◆ Exercise brief ◆
Write out all of the records precisely. Skip anything that is a picture.

◆ Records for the task ◆
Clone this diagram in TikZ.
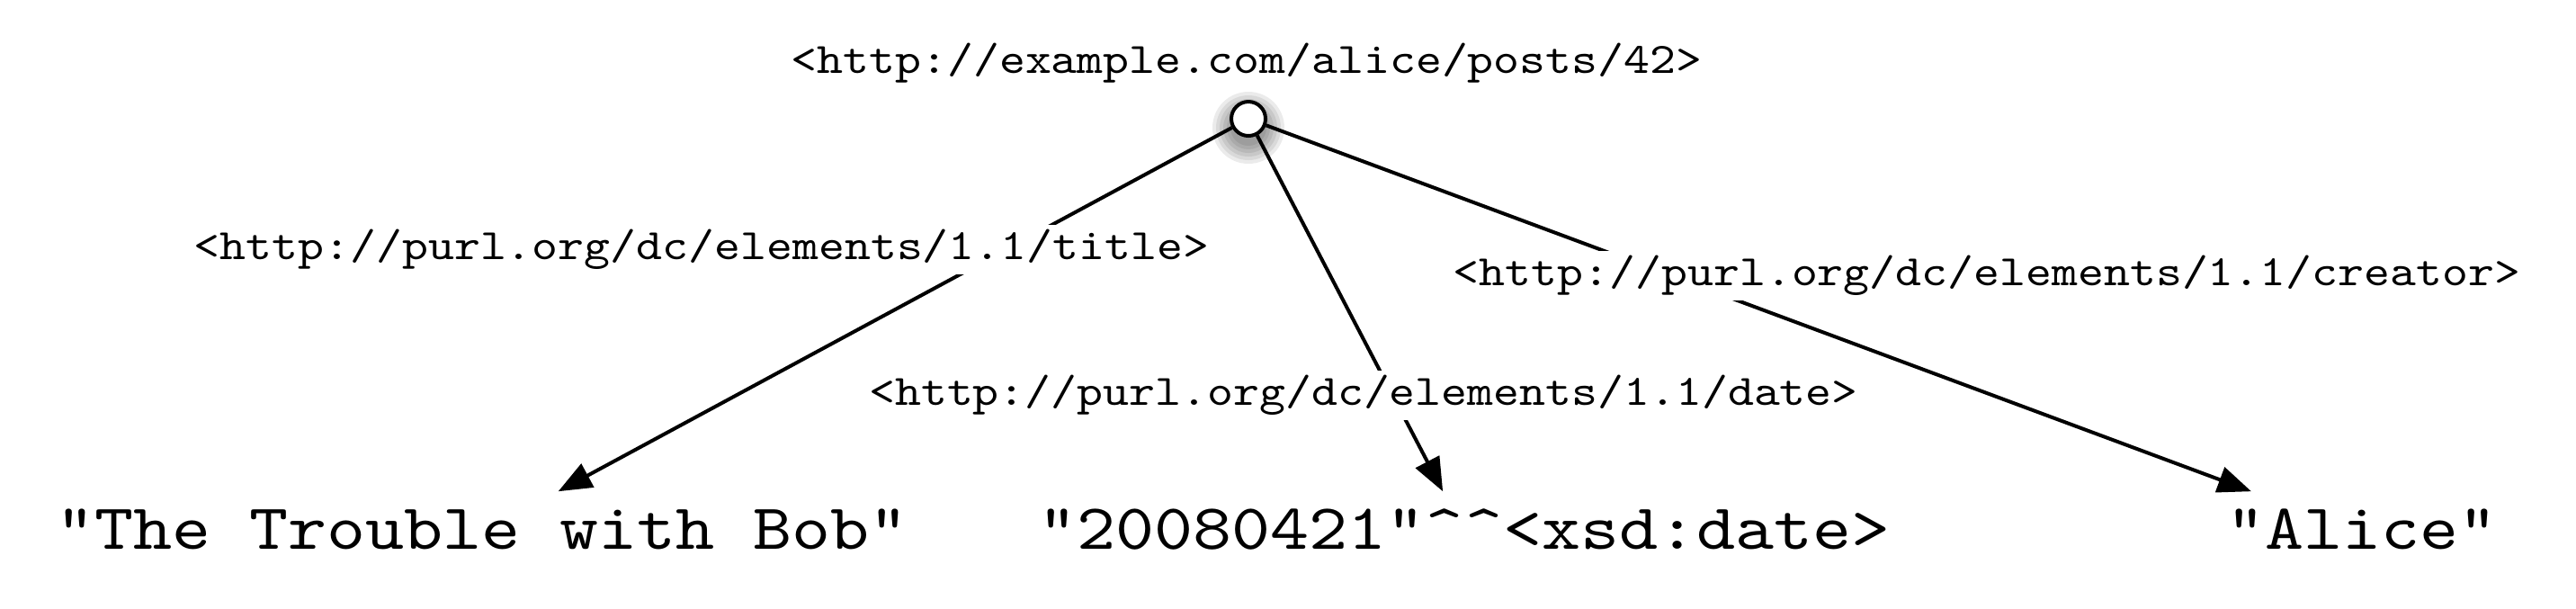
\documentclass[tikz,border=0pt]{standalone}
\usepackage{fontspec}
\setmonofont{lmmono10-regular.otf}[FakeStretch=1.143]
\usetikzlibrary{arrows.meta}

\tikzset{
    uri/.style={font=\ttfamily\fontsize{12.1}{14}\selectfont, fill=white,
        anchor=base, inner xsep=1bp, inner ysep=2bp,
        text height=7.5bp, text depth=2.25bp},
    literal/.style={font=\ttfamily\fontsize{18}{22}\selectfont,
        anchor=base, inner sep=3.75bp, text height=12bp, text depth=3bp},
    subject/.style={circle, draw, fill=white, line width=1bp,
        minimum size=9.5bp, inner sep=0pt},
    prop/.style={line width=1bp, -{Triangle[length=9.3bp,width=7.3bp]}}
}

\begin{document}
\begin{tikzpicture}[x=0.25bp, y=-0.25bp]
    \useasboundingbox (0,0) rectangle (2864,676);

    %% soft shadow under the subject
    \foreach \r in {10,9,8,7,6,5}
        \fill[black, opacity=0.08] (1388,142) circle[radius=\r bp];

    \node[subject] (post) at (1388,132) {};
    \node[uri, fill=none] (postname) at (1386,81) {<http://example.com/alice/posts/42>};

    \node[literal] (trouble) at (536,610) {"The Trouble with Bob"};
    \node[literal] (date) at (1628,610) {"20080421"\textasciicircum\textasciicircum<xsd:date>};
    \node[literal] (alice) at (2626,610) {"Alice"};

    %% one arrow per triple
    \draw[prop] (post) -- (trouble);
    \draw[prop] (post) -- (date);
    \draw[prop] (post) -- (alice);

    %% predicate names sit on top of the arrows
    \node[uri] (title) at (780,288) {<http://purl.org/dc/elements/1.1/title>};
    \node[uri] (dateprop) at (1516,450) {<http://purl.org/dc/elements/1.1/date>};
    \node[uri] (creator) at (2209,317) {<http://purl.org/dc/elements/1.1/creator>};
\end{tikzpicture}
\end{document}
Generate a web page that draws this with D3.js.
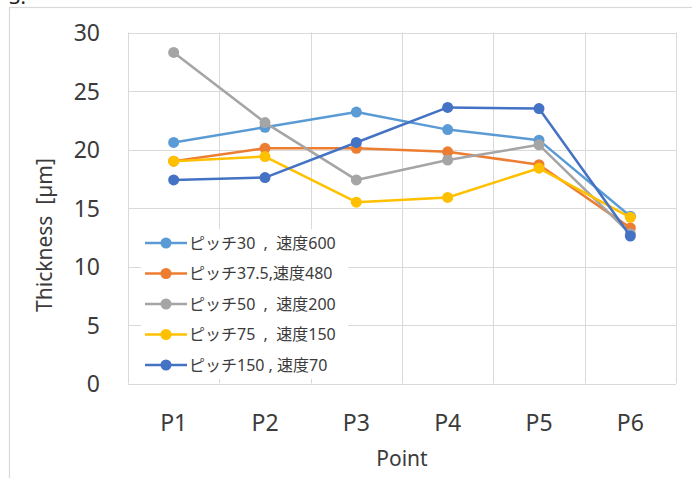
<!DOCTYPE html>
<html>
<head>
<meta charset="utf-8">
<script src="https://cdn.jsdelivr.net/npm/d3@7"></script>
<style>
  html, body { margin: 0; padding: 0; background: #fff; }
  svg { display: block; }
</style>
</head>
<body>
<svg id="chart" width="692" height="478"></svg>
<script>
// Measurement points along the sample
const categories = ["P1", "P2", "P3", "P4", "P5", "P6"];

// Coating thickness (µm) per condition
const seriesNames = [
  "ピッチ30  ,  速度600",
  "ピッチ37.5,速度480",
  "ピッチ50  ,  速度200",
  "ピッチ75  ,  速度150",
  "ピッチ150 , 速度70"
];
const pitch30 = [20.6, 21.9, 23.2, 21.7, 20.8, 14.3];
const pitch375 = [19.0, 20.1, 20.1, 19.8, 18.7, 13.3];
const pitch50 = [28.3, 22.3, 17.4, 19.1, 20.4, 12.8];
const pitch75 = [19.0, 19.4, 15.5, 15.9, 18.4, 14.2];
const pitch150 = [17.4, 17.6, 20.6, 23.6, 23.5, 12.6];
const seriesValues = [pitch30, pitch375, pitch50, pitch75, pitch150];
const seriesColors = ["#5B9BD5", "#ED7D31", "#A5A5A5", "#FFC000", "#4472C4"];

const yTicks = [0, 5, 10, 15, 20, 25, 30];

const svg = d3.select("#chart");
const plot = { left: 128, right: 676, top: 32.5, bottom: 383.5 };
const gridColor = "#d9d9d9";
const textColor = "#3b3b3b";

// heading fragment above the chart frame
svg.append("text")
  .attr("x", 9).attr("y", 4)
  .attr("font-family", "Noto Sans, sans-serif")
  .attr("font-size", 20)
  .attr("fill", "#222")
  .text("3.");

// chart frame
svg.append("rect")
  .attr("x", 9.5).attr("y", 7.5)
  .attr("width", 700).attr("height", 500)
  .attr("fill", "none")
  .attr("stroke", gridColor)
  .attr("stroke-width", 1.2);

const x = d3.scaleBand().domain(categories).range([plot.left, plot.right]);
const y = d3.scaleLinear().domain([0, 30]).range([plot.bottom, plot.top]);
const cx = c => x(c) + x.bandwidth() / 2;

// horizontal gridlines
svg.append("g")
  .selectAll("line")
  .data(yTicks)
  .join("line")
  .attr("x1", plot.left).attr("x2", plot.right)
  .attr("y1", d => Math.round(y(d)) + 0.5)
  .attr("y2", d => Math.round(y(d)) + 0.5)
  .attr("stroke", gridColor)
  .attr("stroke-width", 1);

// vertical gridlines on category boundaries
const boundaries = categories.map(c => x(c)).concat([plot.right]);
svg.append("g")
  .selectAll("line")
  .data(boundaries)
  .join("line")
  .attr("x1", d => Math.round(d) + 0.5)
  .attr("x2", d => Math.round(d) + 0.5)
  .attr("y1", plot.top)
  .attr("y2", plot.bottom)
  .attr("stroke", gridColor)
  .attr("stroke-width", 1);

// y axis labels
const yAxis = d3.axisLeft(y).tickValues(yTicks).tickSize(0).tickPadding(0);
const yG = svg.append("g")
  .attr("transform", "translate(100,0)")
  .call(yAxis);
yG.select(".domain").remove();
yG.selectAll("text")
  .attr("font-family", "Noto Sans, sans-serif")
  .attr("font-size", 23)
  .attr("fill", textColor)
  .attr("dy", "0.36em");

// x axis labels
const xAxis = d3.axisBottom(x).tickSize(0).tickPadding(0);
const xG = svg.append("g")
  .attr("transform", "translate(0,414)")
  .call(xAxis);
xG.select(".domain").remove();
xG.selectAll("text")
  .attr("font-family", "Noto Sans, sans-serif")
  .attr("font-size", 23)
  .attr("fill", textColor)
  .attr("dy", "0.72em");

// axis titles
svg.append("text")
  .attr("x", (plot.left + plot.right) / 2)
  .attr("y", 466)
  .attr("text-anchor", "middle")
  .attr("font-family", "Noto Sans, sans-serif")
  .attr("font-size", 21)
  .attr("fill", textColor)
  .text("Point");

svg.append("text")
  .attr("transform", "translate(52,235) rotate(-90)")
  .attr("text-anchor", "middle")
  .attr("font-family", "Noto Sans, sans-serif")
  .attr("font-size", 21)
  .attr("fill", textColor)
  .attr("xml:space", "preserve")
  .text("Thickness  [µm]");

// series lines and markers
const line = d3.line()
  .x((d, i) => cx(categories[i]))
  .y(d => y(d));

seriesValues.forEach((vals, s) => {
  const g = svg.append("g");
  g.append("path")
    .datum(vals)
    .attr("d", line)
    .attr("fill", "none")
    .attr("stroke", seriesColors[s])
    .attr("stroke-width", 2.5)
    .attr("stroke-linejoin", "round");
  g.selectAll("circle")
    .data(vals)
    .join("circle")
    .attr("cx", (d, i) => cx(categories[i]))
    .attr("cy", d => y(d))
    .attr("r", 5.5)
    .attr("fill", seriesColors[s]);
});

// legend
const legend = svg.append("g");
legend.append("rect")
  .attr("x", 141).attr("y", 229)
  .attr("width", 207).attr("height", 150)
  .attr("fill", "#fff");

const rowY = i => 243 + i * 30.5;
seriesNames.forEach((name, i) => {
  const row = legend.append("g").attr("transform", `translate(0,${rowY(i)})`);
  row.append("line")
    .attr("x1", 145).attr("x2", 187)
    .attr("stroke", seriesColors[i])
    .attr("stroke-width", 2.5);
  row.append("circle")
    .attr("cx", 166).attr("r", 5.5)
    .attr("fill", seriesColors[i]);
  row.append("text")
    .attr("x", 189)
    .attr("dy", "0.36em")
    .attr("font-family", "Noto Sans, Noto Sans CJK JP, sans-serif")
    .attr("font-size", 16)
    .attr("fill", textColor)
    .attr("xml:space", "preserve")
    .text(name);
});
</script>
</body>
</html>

◆ Full solution ◆
Clone this diagram in TikZ.
\documentclass[tikz,border=0pt]{standalone}
\usepackage{fontspec}
\setmonofont{lmmono10-regular.otf}[FakeStretch=1.143]
\usetikzlibrary{arrows.meta}

\tikzset{
    uri/.style={font=\ttfamily\fontsize{12.1}{14}\selectfont, fill=white,
        anchor=base, inner xsep=1bp, inner ysep=2bp,
        text height=7.5bp, text depth=2.25bp},
    literal/.style={font=\ttfamily\fontsize{18}{22}\selectfont,
        anchor=base, inner sep=3.75bp, text height=12bp, text depth=3bp},
    subject/.style={circle, draw, fill=white, line width=1bp,
        minimum size=9.5bp, inner sep=0pt},
    prop/.style={line width=1bp, -{Triangle[length=9.3bp,width=7.3bp]}}
}

\begin{document}
\begin{tikzpicture}[x=0.25bp, y=-0.25bp]
    \useasboundingbox (0,0) rectangle (2864,676);

    %% soft shadow under the subject
    \foreach \r in {10,9,8,7,6,5}
        \fill[black, opacity=0.08] (1388,142) circle[radius=\r bp];

    \node[subject] (post) at (1388,132) {};
    \node[uri, fill=none] (postname) at (1386,81) {<http://example.com/alice/posts/42>};

    \node[literal] (trouble) at (536,610) {"The Trouble with Bob"};
    \node[literal] (date) at (1628,610) {"20080421"\textasciicircum\textasciicircum<xsd:date>};
    \node[literal] (alice) at (2626,610) {"Alice"};

    %% one arrow per triple
    \draw[prop] (post) -- (trouble);
    \draw[prop] (post) -- (date);
    \draw[prop] (post) -- (alice);

    %% predicate names sit on top of the arrows
    \node[uri] (title) at (780,288) {<http://purl.org/dc/elements/1.1/title>};
    \node[uri] (dateprop) at (1516,450) {<http://purl.org/dc/elements/1.1/date>};
    \node[uri] (creator) at (2209,317) {<http://purl.org/dc/elements/1.1/creator>};
\end{tikzpicture}
\end{document}
Generate a web page that draws this with D3.js.
<!DOCTYPE html>
<html>
<head>
<meta charset="utf-8">
<script src="https://cdn.jsdelivr.net/npm/d3@7"></script>
<style>
  html, body { margin: 0; padding: 0; background: #fff; }
  svg { display: block; }
</style>
</head>
<body>
<svg id="chart" width="692" height="478"></svg>
<script>
// Measurement points along the sample
const categories = ["P1", "P2", "P3", "P4", "P5", "P6"];

// Coating thickness (µm) per condition
const seriesNames = [
  "ピッチ30  ,  速度600",
  "ピッチ37.5,速度480",
  "ピッチ50  ,  速度200",
  "ピッチ75  ,  速度150",
  "ピッチ150 , 速度70"
];
const pitch30 = [20.6, 21.9, 23.2, 21.7, 20.8, 14.3];
const pitch375 = [19.0, 20.1, 20.1, 19.8, 18.7, 13.3];
const pitch50 = [28.3, 22.3, 17.4, 19.1, 20.4, 12.8];
const pitch75 = [19.0, 19.4, 15.5, 15.9, 18.4, 14.2];
const pitch150 = [17.4, 17.6, 20.6, 23.6, 23.5, 12.6];
const seriesValues = [pitch30, pitch375, pitch50, pitch75, pitch150];
const seriesColors = ["#5B9BD5", "#ED7D31", "#A5A5A5", "#FFC000", "#4472C4"];

const yTicks = [0, 5, 10, 15, 20, 25, 30];

const svg = d3.select("#chart");
const plot = { left: 128, right: 676, top: 32.5, bottom: 383.5 };
const gridColor = "#d9d9d9";
const textColor = "#3b3b3b";

// heading fragment above the chart frame
svg.append("text")
  .attr("x", 9).attr("y", 4)
  .attr("font-family", "Noto Sans, sans-serif")
  .attr("font-size", 20)
  .attr("fill", "#222")
  .text("3.");

// chart frame
svg.append("rect")
  .attr("x", 9.5).attr("y", 7.5)
  .attr("width", 700).attr("height", 500)
  .attr("fill", "none")
  .attr("stroke", gridColor)
  .attr("stroke-width", 1.2);

const x = d3.scaleBand().domain(categories).range([plot.left, plot.right]);
const y = d3.scaleLinear().domain([0, 30]).range([plot.bottom, plot.top]);
const cx = c => x(c) + x.bandwidth() / 2;

// horizontal gridlines
svg.append("g")
  .selectAll("line")
  .data(yTicks)
  .join("line")
  .attr("x1", plot.left).attr("x2", plot.right)
  .attr("y1", d => Math.round(y(d)) + 0.5)
  .attr("y2", d => Math.round(y(d)) + 0.5)
  .attr("stroke", gridColor)
  .attr("stroke-width", 1);

// vertical gridlines on category boundaries
const boundaries = categories.map(c => x(c)).concat([plot.right]);
svg.append("g")
  .selectAll("line")
  .data(boundaries)
  .join("line")
  .attr("x1", d => Math.round(d) + 0.5)
  .attr("x2", d => Math.round(d) + 0.5)
  .attr("y1", plot.top)
  .attr("y2", plot.bottom)
  .attr("stroke", gridColor)
  .attr("stroke-width", 1);

// y axis labels
const yAxis = d3.axisLeft(y).tickValues(yTicks).tickSize(0).tickPadding(0);
const yG = svg.append("g")
  .attr("transform", "translate(100,0)")
  .call(yAxis);
yG.select(".domain").remove();
yG.selectAll("text")
  .attr("font-family", "Noto Sans, sans-serif")
  .attr("font-size", 23)
  .attr("fill", textColor)
  .attr("dy", "0.36em");

// x axis labels
const xAxis = d3.axisBottom(x).tickSize(0).tickPadding(0);
const xG = svg.append("g")
  .attr("transform", "translate(0,414)")
  .call(xAxis);
xG.select(".domain").remove();
xG.selectAll("text")
  .attr("font-family", "Noto Sans, sans-serif")
  .attr("font-size", 23)
  .attr("fill", textColor)
  .attr("dy", "0.72em");

// axis titles
svg.append("text")
  .attr("x", (plot.left + plot.right) / 2)
  .attr("y", 466)
  .attr("text-anchor", "middle")
  .attr("font-family", "Noto Sans, sans-serif")
  .attr("font-size", 21)
  .attr("fill", textColor)
  .text("Point");

svg.append("text")
  .attr("transform", "translate(52,235) rotate(-90)")
  .attr("text-anchor", "middle")
  .attr("font-family", "Noto Sans, sans-serif")
  .attr("font-size", 21)
  .attr("fill", textColor)
  .attr("xml:space", "preserve")
  .text("Thickness  [µm]");

// series lines and markers
const line = d3.line()
  .x((d, i) => cx(categories[i]))
  .y(d => y(d));

seriesValues.forEach((vals, s) => {
  const g = svg.append("g");
  g.append("path")
    .datum(vals)
    .attr("d", line)
    .attr("fill", "none")
    .attr("stroke", seriesColors[s])
    .attr("stroke-width", 2.5)
    .attr("stroke-linejoin", "round");
  g.selectAll("circle")
    .data(vals)
    .join("circle")
    .attr("cx", (d, i) => cx(categories[i]))
    .attr("cy", d => y(d))
    .attr("r", 5.5)
    .attr("fill", seriesColors[s]);
});

// legend
const legend = svg.append("g");
legend.append("rect")
  .attr("x", 141).attr("y", 229)
  .attr("width", 207).attr("height", 150)
  .attr("fill", "#fff");

const rowY = i => 243 + i * 30.5;
seriesNames.forEach((name, i) => {
  const row = legend.append("g").attr("transform", `translate(0,${rowY(i)})`);
  row.append("line")
    .attr("x1", 145).attr("x2", 187)
    .attr("stroke", seriesColors[i])
    .attr("stroke-width", 2.5);
  row.append("circle")
    .attr("cx", 166).attr("r", 5.5)
    .attr("fill", seriesColors[i]);
  row.append("text")
    .attr("x", 189)
    .attr("dy", "0.36em")
    .attr("font-family", "Noto Sans, Noto Sans CJK JP, sans-serif")
    .attr("font-size", 16)
    .attr("fill", textColor)
    .attr("xml:space", "preserve")
    .text(name);
});
</script>
</body>
</html>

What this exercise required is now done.